Esther Kreitman, the enlightened sister
Very little is known about the third Singer brother, Moyshe, who followed the steps of his Hasid father becoming a rabbi, but went missing with his mother in the Soviet Union in the 1940s. However, the first Singer sibling who started writing fiction was neither Israel Joshua nor Isaac Bashevis, but their sister Esther. Unfortunately, both Singer brothers didn’t seem to give Esther much credit and seldom wrote about her (a notable exception being the short story ‘Yentl, the Yeshiva Boy’ by I.B. Singer.)
It must be stressed out how Esther Kreitman Singer didn’t have it as easy as her brothers in becoming a published author as the Jewish Ashkenazi society between the two World Wars was still misogynistic and ridiculed women who dared to write books. An issue that Esther herself wasn’t afraid to assess and discuss in her published works to help defying traditions. Her brothers were impressed by this determination and reckoned she had a strong personality, but didn’t take her literary efforts seriously for a long time. To Isaac Bashevis’ credit, however, in 1968 he dedicated a collection of his short stories, ‘The Séance,’ “to the memory of my beloved sister.” She had died fourteen years earlier.
Despite agreeing to an arranged wedding and living through an unhappy marriage, Esther Kreitman Singer managed to overcome these difficulties and published her own novels and short stories. On top of this she translated into Yiddish authors such as Charles Dickens and George Bernard Shaw to earn a living. She never crossed the Pond, but left Poland as early as 1912 following her husband, a diamond cutter, first to Belgium and eventually to England. Her first book, ‘Der Sheydim-Tants’ (originally published in English translation as ‘Deborah’ and later as ‘The Dance of the Demons’) went to press in 1936 – one year after Isaac Bashevis’ literary debut – but never got a review on Forward, the prominent Yiddish newspaper her brothers worked for in the US.

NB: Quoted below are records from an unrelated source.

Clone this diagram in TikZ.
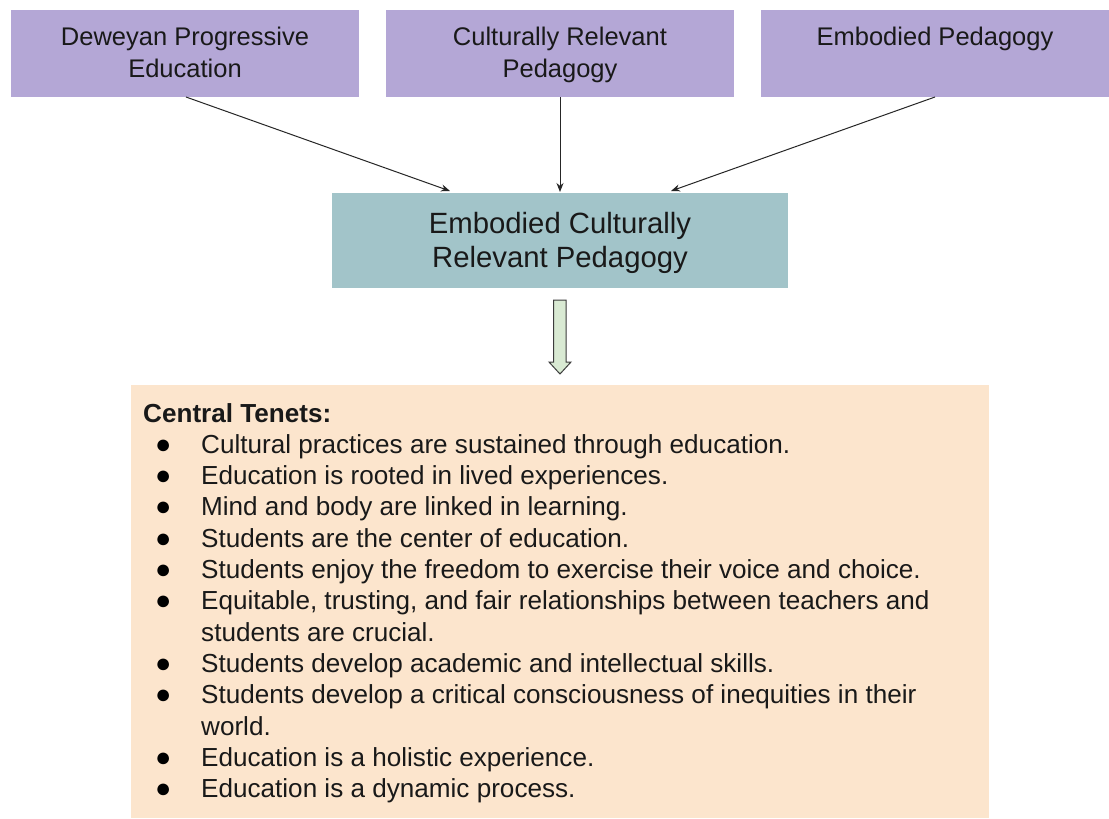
\documentclass[tikz,border=0pt]{standalone}
\usepackage{fontspec}
\setmainfont{Liberation Sans}
\usetikzlibrary{arrows.meta,calc}
\definecolor{lav}{HTML}{B4A7D6}
\definecolor{teal}{HTML}{A2C4C9}
\definecolor{peach}{HTML}{FCE5CD}
\definecolor{mint}{HTML}{D9EAD3}
\definecolor{edge}{HTML}{3C3C3C}
\tikzset{
  box/.style={inner sep=0pt, outer sep=0pt, draw=none},
  toptext/.style={inner sep=0pt, anchor=base, font=\fontsize{25.5}{30}\selectfont, text=black!90},
  midtext/.style={inner sep=0pt, anchor=base, font=\fontsize{29.3}{33}\selectfont, text=black!90},
  tline/.style={inner sep=0pt, anchor=base west, font=\fontsize{26.1}{30}\selectfont, text=black!90},
  bul/.style={inner sep=0pt, anchor=base, font=\fontsize{27}{30}\selectfont, text=black},
  conn/.style={draw=black!85, line width=1pt, -{Stealth[length=9pt,width=7pt]}},
}
\begin{document}
\begin{tikzpicture}[x=1pt,y=-1pt]
\useasboundingbox (0,0) rectangle (1109,819);
\fill[white] (0,0) rectangle (1109,819);
% top boxes
\node[box, fill=lav, minimum width=348pt, minimum height=87pt] (b1) at (185,53.5) {};
\node[box, fill=lav, minimum width=348pt, minimum height=87pt] (b2) at (560,53.5) {};
\node[box, fill=lav, minimum width=348pt, minimum height=87pt] (b3) at (935,53.5) {};
\node[toptext] (b1t1) at (185,45.7) {Deweyan Progressive};
\node[toptext] (b1t2) at (185,77.3) {Education};
\node[toptext] (b2t1) at (560,45.7) {Culturally Relevant};
\node[toptext] (b2t2) at (560,77.3) {Pedagogy};
\node[toptext] (b3t1) at (935,45.7) {Embodied Pedagogy};
% center box
\node[box, fill=teal, minimum width=456pt, minimum height=95pt] (c) at (560,240.5) {};
\node[midtext] (ct1) at (560,233.3) {Embodied Culturally};
\node[midtext] (ct2) at (560,267.3) {Relevant Pedagogy};
% connectors
\draw[conn] ($(b1.south)+(1,0)$) -- ($(c.north)+(-110,-2)$);
\draw[conn] (b2.south) -- ($(c.north)+(0,-1)$);
\draw[conn] (b3.south) -- ($(c.north)+(111,-2)$);
% block arrow
\draw[edge, line width=1pt, fill=mint, line join=miter]
  (553.5,300) -- (566,300) -- (566,362) -- (571,362) -- (560,374) -- (549,362) -- (553.5,362) -- cycle;
% tenets box
\node[box, fill=peach, minimum width=858pt, minimum height=433pt] (t) at (560,601.5) {};
\node[tline, font=\fontsize{26.1}{30}\selectfont\bfseries] (h) at (143,422) {Central Tenets:};
\foreach \i/\txt/\b in {
 1/{Cultural practices are sustained through education.}/1,
 2/{Education is rooted in lived experiences.}/1,
 3/{Mind and body are linked in learning.}/1,
 4/{Students are the center of education.}/1,
 5/{Students enjoy the freedom to exercise their voice and choice.}/1,
 6/{Equitable, trusting, and fair relationships between teachers and}/1,
 7/{students are crucial.}/0,
 8/{Students develop academic and intellectual skills.}/1,
 9/{Students develop a critical consciousness of inequities in their}/1,
 10/{world.}/0,
 11/{Education is a holistic experience.}/1,
 12/{Education is a dynamic process.}/1}{
  \node[tline] (l\i) at (201,422+31.3*\i) {\txt};
  \ifnum\b=1
    \node[bul] (p\i) at (163.3,422+31.3*\i) {●};
  \fi
}
\end{tikzpicture}
\end{document}
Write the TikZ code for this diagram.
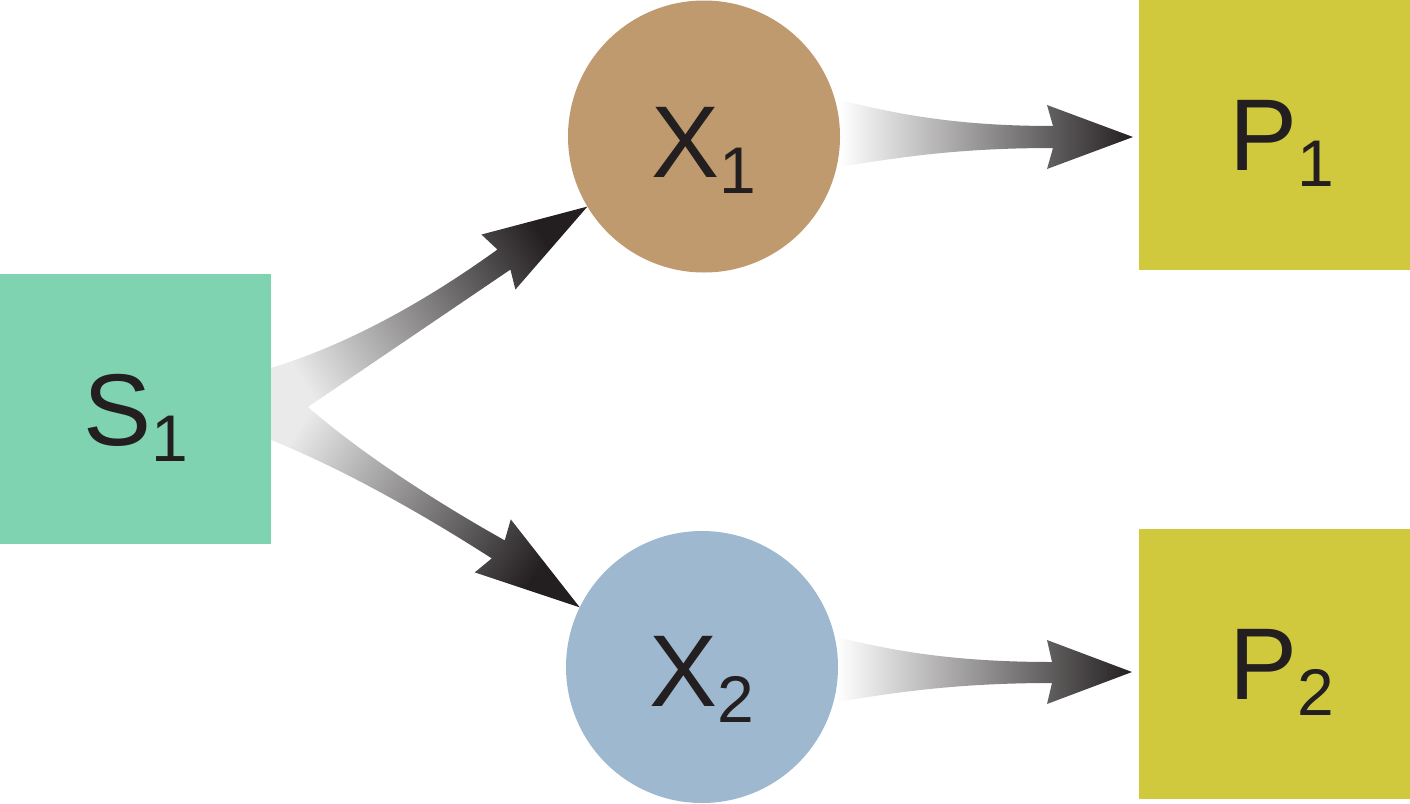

By then, Esther was already 45 years old while Europe was on the verge of World War II. Between 1944 and 1949 two more books by Esther Kreitman Singer went to press: her second novel ‘Brilyantn’ (‘Diamonds’) and a collection of short stories, ‘Ykhes’ (‘The Blitz and Other Stories’). What these works of fiction have in common is that they are inspired by events in the life of their author from her life among the Jewish diamond cutters community in Antwerp to the Nazi bombing of London. Besides, Esther was a keen supporter of the secularist Jewish Enlightenment, known as the Haskalah, as seen from a women perspective and her literary works stressed this out in many ways.
Born and bred in Poland, the three Singer siblings moved abroad and wrote in Yiddish as it was their mother tongue. However, there’s little doubt that Esther, Israel Joshua, and Isaac Bashevis have left an important legacy in their homecountry as proved by the popularity gained by some of their works available in Polish translation. And it’s no coincidence that the most important event focusing on Jewish culture and heritage in contemporary Poland, the Festiwal Singera in Warsaw, is named after the late Isaac Bashevis.